The Signs of a More Confident, Outspoken Mikayla
With Boyd, Cal’s floor general of the past couple of seasons now in the WNBA, it will be largely up to Mikayla to help set the tone during games this season. She has already shown signs of being comfortable in this role during practices and at Pac-12 media day last month. Her style seems to mimic that of a diplomat, lead but include.
“It’s not just one person that we’re looking for this year, it’s kind of like everybody coming together and merging as one to lead one another,” she says about Cal’s leadership needs. “So it’s not just one individual person, or me or Gabby (Green), or any of the other upperclassmen. I think it’s all of us together as a unit.”
However, she is unquestionably a beacon for the younger players as they routinely pepper her with questions during practice.
“I’m willing to give them advice, so it’s just nice to have them be able to want to ask questions and want to know more though me.”
Cal head coach Lindsay Gottlieb was forthright with her opinions about Cowling’s role on the team.

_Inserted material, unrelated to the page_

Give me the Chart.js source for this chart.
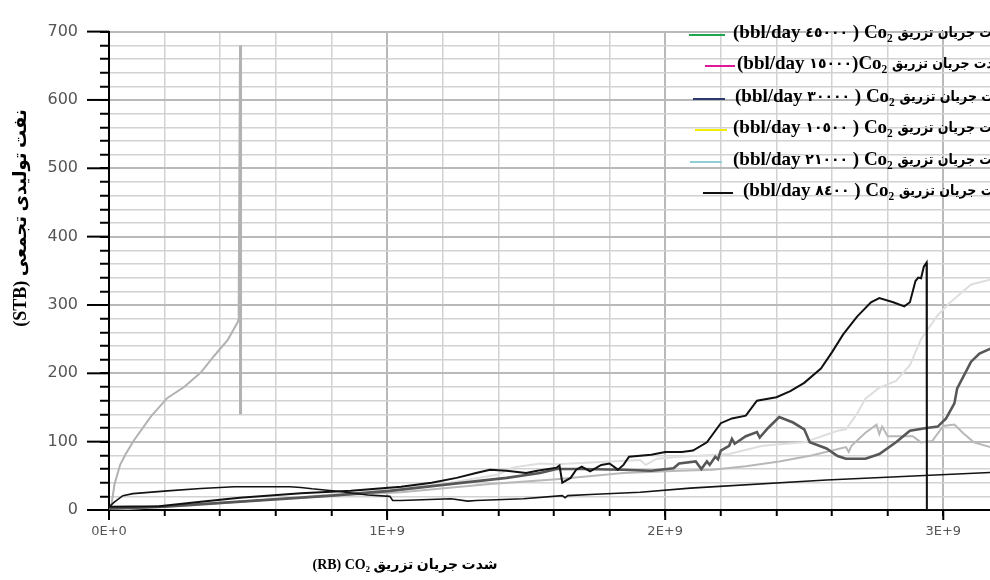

“I can’t say enough about Mikayla. I mean she’s a sophomore. You’re supposed to be a sophomore and to show up and play and I’m looking at her saying ‘lead us, shoot the ball, be the great player that you are, guide the freshmen.”
Gottlieb first met Cowling when she was an assistant at Cal and the sophomore was seven years old attending a camp at Berkeley. So her opinion on what her star sophomore can accomplish is based on years of knowledge.
For the mother hen of the Cowling clan, it is simply a joy to see her youngest daughter now building her own legacy as “she has been traveling with her sisters since she was two years old.”
“For her to come in and now be playing at Cal, to get to begin at Cal and end at Cal, is kind of cool.”